Zen Den Clockwise, from top: A quiet corner of the Zen garden Michael Kennedy, a tenacious attorney, built on the property; a vintage truck was a gift from a grateful client; Eleanore Kennedy forgot to get placecards for their first dinner party, over 30 years ago, and substituted with shells. She keeps a collection above the mantel in the dining room.

Eleanore furnished Kilkare with 19th-century antiques from India, including Buddhas that were picked out by her husband, who she calls "my constant gardener," because he spends a lot of time tending to his Zen garden, which has 12 hidden Buddhas nestled in the trees and paths. It also includes a yoga platform where he practices with Iyengar star teacher John Seelye, of One Ocean Yoga in Bridgehampton. "My husband's yin is being a killer in court, and his yang is the garden," she says.
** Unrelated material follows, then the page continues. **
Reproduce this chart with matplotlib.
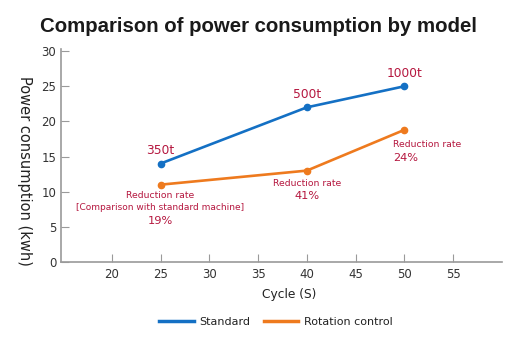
import matplotlib

matplotlib.use("Agg")
import matplotlib.pyplot as plt

# Cycle time (s) and power consumption (kWh) for each press size
CYCLES = [25, 40, 50]
STANDARD = [14, 22, 25]
ROTATION = [11, 13, 18.8]
SIZES = ["350t", "500t", "1000t"]
RATES = ["19%", "41%", "24%"]

BLUE = "#1470c4"
ORANGE = "#ee7a1e"
RED = "#b5173f"

plt.rcParams.update({
    "font.family": ["DejaVu Sans"],
    "font.size": 9,
})

fig = plt.figure(figsize=(5.17, 3.42), dpi=100)
ax = fig.add_axes([61 / 517, 1 - 262 / 342, 441 / 517, 213 / 342])

ax.plot(CYCLES, STANDARD, color=BLUE, lw=1.9, marker="o", ms=4.5, label="Standard")
ax.plot(CYCLES, ROTATION, color=ORANGE, lw=1.9, marker="o", ms=4.5,
        label="Rotation control")

ax.set_xlim(14.8, 60)
ax.set_ylim(0, 30.3)
ax.set_xticks(range(20, 60, 5))
ax.set_yticks(range(0, 31, 5))
ax.tick_params(direction="in", length=6, width=0.8, color="#9a9a9a",
               labelsize=8.5, labelcolor="#333333", pad=4.5)
ax.tick_params(axis="y", pad=3.5)
for side in ("top", "right"):
    ax.spines[side].set_visible(False)
for side in ("left", "bottom"):
    ax.spines[side].set_color("#9a9a9a")
    ax.spines[side].set_linewidth(1.2)

ax.set_xlabel("Cycle (S)", fontsize=8.8, color="#222222")
ax.xaxis.set_label_coords((289 - 61) / 441, -26 / 213)
fig.text(24 / 517, 1 - 171 / 342, "Power consumption (kwh)", rotation=-90,
         ha="center", va="center", fontsize=10.5, color="#222222")

# Press size above each standard point
for x, y, s in zip(CYCLES, STANDARD, SIZES):
    ax.annotate(s, (x, y), xytext=(0, 13), textcoords="offset pixels",
                ha="center", va="center", fontsize=8.8, color=RED)

# Reduction rate below each rotation-control point
ax.annotate("Reduction rate", (CYCLES[0], ROTATION[0]), xytext=(0, -11),
            textcoords="offset pixels", ha="center", va="center",
            fontsize=6.7, color=RED)
ax.annotate("[Comparison with standard machine]", (CYCLES[0], ROTATION[0]),
            xytext=(0, -23), textcoords="offset pixels", ha="center",
            va="center", fontsize=6.5, color=RED)
ax.annotate(RATES[0], (CYCLES[0], ROTATION[0]), xytext=(0, -36),
            textcoords="offset pixels", ha="center", va="center",
            fontsize=8.2, color=RED)

ax.annotate("Reduction rate", (CYCLES[1], ROTATION[1]), xytext=(0, -13),
            textcoords="offset pixels", ha="center", va="center",
            fontsize=6.7, color=RED)
ax.annotate(RATES[1], (CYCLES[1], ROTATION[1]), xytext=(0, -25),
            textcoords="offset pixels", ha="center", va="center",
            fontsize=8.2, color=RED)

ax.annotate("Reduction rate", (CYCLES[2], ROTATION[2]), xytext=(-11, -15),
            textcoords="offset pixels", ha="left", va="center",
            fontsize=6.7, color=RED)
ax.annotate(RATES[2], (CYCLES[2], ROTATION[2]), xytext=(-11, -28),
            textcoords="offset pixels", ha="left", va="center",
            fontsize=8.2, color=RED)

fig.text(258 / 517, 1 - 26 / 342, "Comparison of power consumption by model",
         ha="center", va="center", fontsize=14.7, fontweight="bold",
         family="Liberation Sans", color="#1a1a1a")

handles = [plt.Line2D([], [], color=BLUE, lw=2.5),
           plt.Line2D([], [], color=ORANGE, lw=2.5)]
fig.legend(handles, ["Standard", "Rotation control"], loc="center",
           bbox_to_anchor=(276 / 517, 1 - 322 / 342), ncol=2, frameon=False,
           fontsize=8, handlelength=3.1, columnspacing=1.2,
           handletextpad=0.5, labelcolor="#222222")

fig.savefig("out.png", dpi=100, facecolor="white")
Kilkare also has a pool, a vegetable garden, and a large lawn on 2.8 acres. The main guest bedroom is the best room in the house for its stunning ocean view. Four couples have spent their wedding night there.

The Kennedys used to also own the house next door, but they sold it in the mid '90s to banker Frederic Seegal. When they first moved from San Francisco to Kilkare, they got a call from the legendary real estate broker, the late Allan Schneider. He said he had the perfect client to rent the house next door: a man named Donald Trump. It was the pre-Google era, so Eleanore went to the New York Public Library to research the young real estate developer. She found a bunch of pictures of The Donald partying with gaggles of girls and nixed the idea. She told Schneider that she wouldn't rent to any randy single guy.

Schneider promised that Trump was getting married to a very nice woman named Ivana that summer so Eleanore agreed to rent him the house. The Trumps rented the house for several years. "They were very good tenants," recalls Eleanore. "They always left it in better condition than when they arrived." Michael ended up representing Ivana in her epic divorce from Donald, but that's another legendary real estate tale.

"Living in this house has been the best 30-some years of our lives," says Eleanore. Perhaps one of the most majestic features of Kilkare is that it won't last forever. "I can't worry about erosion," she says. "You can't control nature. This is a piece of history that may eventually be taken by the ocean."